Think of Malala Yousafzai’s recent statements to Jon Stewart on the importance of turning the other cheek. Or of Eboo Patel’s tremendous work in the area of creating interfaith dialogue. These are Muslims who have lived out something that is beautifully true. And, as is often said, all truth is God’s truth.

In that interest, I’ve seen three things Christians can learn from Muslims about Prayer:

Discipline

A majority of the Christians I know will spend the first part of their day in morning devotions, rising perhaps 30 minutes before the rush to get ready begins in order to spend time with God. But I’m not sure I know many how would wake at dawn, no matter how early it falls, in order to pray.

To me, to get up with the sun each day demonstrates an uncontainable excitement for God. There are far too many mornings where it is all too easy to hit the snooze button and simply relegate God to later in the day.

Utilizing the call to prayer as a reminder to take time out and invest in a relationship with God teaches a discipline that can often be lacking. No matter where you are or what you are doing, you must stop in order to read, worship or reflect. It puts God at the center of your life and physically demonstrates that He is more important than any other concerns you may have as they come second to Him.

Reverence

Seeing the preparations for prayer that Muslims go through can change the way in which we approach God. Removing their shoes and washing their hands, face and feet; they are making themselves clean.

While the blood of Christ has already done that for us, it is a poignant reminder that our God is a Holy God who we should come before with reverence. He may be our Father who loves us, but that does not mean we should come before Him lightly.

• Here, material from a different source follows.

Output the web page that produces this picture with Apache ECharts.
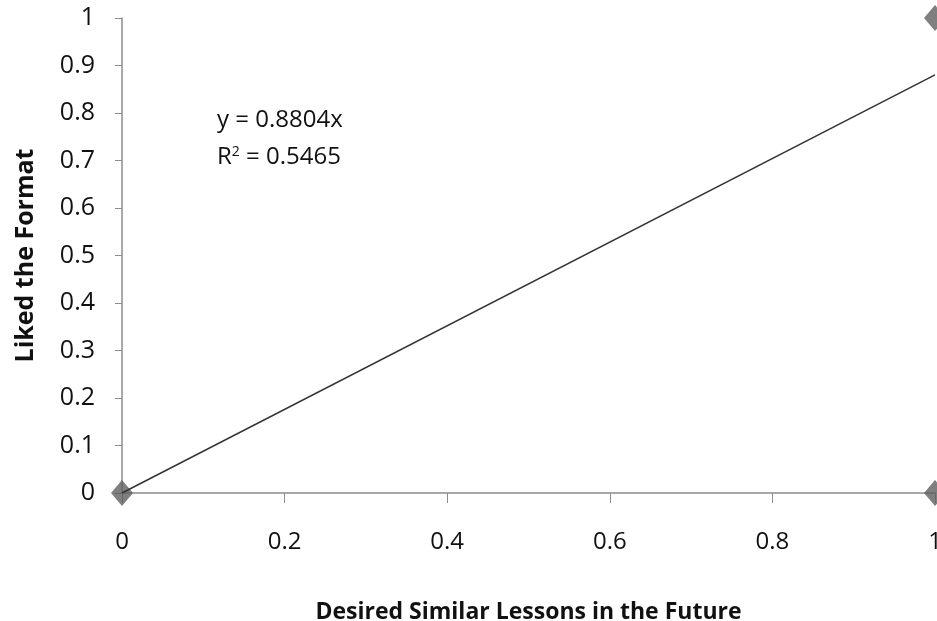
<!DOCTYPE html>
<html><head><meta charset="utf-8">
<script src="https://cdn.jsdelivr.net/npm/echarts@6/dist/echarts.min.js"></script>
<style>html,body{margin:0;padding:0;background:#fff;overflow:hidden}#c{width:937px;height:621px}</style>
</head><body><div id="c"></div>
<script>
const points = [[0,0],[1,1],[1,0]];
const slope = 0.8804;
const r2 = 0.5465;
const trendX = [0, 1];
const xTicks = [0, 0.2, 0.4, 0.6, 0.8, 1];
const yTicks = [0, 0.1, 0.2, 0.3, 0.4, 0.5, 0.6, 0.7, 0.8, 0.9, 1];
const xTitle = 'Desired Similar Lessons in the Future';
const yTitle = 'Liked the Format';

const font = 'Open Sans';
const chart = echarts.init(document.getElementById('c'));
chart.setOption({
  animation: false,
  grid: {left: 122, top: 18, right: 2, bottom: 128, containLabel: false, outerBoundsMode: 'none'},
  xAxis: {
    type: 'value', min: 0, max: 1, interval: 0.2,
    name: xTitle, nameLocation: 'middle', nameGap: 108,
    nameTextStyle: {fontFamily: font, fontWeight: 'bold', fontSize: 23, color: '#111'},
    axisLine: {show: true, lineStyle: {color: '#8c8c8c', width: 1.5}},
    axisTick: {show: true, length: 10, inside: false, lineStyle: {color: '#8c8c8c'}},
    axisLabel: {fontFamily: font, fontSize: 24, color: '#111', margin: 37, formatter: v => String(+v.toFixed(1)), hideOverlap: false},
    splitLine: {show: false}
  },
  yAxis: {
    type: 'value', min: 0, max: 1, interval: 0.1,
    name: yTitle, nameLocation: 'middle', nameGap: 84, nameRotate: 90,
    nameTextStyle: {fontFamily: font, fontWeight: 'bold', fontSize: 25, color: '#111'},
    axisLine: {show: true, lineStyle: {color: '#8c8c8c', width: 1.5}},
    axisTick: {show: true, length: 7, lineStyle: {color: '#8c8c8c'}},
    axisLabel: {fontFamily: font, fontSize: 25, color: '#111', margin: 27, formatter: v => String(+v.toFixed(1)), hideOverlap: false},
    splitLine: {show: false}
  },
  series: [
    {
      type: 'line', data: trendX.map(x => [x, slope * x]), symbol: 'none',
      lineStyle: {color: '#333', width: 1.5}, z: 3
    },
    {
      type: 'scatter', data: points, symbol: 'diamond', symbolSize: [22, 26],
      itemStyle: {color: '#5f5f5f'}, z: 2, clip: false
    }
  ],
  graphic: [
    {type: 'text', left: 217, top: 108, style: {text: 'y = ' + slope + 'x', fontFamily: font, fontSize: 24, fill: '#111'}},
    {type: 'text', left: 217, top: 145, style: {rich: {s: {fontSize: 14, verticalAlign: 'top', fontFamily: font, fill: '#111', padding: [0,0,10,0]}}, text: 'R{s|2} = ' + r2, fontFamily: font, fontSize: 24, fill: '#111'}}
  ]
});
</script></body></html>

One of the beautiful things about the cross is it has removed the barriers between us and God, so that we can raise our voice to Him, sharing our needs and joy whenever it strikes us. But maybe we should also picture who God truly is when we talk to Him. He is the God of Moses who said “Take off your sandals, for the place where you are standing is holy ground.” (Exodus 3:5) And the God of Revelation 4, who shines out from His throne like precious stones.

Community

Praying five times a day, whether at the Mosque, in the office or in the home creates a sense of unity amongst Muslims, whether they are literally together or spread throughout the world.

I was raised in an evangelical Baptist church, so it was not until I came to Afghanistan that I first experienced the liturgy. I was surprised by how much I enjoy it.

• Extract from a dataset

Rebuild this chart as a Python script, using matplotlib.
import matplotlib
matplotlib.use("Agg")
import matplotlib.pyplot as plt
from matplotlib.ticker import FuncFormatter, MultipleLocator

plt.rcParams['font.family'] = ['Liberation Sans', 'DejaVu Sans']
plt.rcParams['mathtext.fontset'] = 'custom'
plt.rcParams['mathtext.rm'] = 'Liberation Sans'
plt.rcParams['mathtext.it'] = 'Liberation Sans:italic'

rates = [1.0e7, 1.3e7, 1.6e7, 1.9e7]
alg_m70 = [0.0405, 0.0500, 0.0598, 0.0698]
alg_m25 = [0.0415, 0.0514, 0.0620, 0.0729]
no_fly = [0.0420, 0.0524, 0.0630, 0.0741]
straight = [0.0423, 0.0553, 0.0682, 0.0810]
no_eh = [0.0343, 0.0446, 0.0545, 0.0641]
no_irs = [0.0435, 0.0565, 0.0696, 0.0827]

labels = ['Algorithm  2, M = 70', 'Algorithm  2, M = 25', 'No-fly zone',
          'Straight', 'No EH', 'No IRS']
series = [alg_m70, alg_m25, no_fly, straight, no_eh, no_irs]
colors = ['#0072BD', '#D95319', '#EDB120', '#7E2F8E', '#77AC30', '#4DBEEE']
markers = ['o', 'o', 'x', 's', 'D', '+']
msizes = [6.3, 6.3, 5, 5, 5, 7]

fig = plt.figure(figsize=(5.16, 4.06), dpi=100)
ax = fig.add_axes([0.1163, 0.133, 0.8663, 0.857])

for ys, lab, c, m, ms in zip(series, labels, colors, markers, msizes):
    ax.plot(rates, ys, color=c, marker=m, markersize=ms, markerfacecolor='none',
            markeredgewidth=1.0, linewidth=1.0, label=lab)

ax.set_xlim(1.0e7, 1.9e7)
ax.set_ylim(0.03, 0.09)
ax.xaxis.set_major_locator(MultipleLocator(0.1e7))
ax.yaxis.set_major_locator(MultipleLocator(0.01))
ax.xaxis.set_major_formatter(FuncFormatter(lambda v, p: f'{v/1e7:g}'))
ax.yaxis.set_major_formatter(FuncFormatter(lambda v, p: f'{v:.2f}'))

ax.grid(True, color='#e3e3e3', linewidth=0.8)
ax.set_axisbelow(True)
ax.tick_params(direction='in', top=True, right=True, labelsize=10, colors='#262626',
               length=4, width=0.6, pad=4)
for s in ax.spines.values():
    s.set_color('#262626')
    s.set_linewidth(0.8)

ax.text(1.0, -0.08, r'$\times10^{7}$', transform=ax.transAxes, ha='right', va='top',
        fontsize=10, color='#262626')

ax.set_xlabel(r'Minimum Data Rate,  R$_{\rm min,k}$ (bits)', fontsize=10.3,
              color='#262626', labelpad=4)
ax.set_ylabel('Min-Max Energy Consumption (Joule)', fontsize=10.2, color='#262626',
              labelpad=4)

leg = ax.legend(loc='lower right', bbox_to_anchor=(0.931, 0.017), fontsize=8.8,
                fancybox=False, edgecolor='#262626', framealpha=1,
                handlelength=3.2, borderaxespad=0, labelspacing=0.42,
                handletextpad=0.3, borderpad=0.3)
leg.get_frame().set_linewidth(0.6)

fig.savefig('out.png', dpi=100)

One friend who has recently been working her way through The Divine Hours explained how praying a prayer that you know someone else somewhere else will be taking up after you feeds into a community that represents the true body of Christ, regardless of denomination or location, creating “a cascade of praise before the throne of God,” as Phyllis Tickle says in her book The Divine Hours.

In some ways, it is easier to be a Christian in Afghanistan than it is in England. There is a value and worth placed on religion that is often dismissed within secular cultures. Although Christians and Muslims obviously disagree about a lot of aspects of who God is and how we relate to Him, there is much we can learn from each other.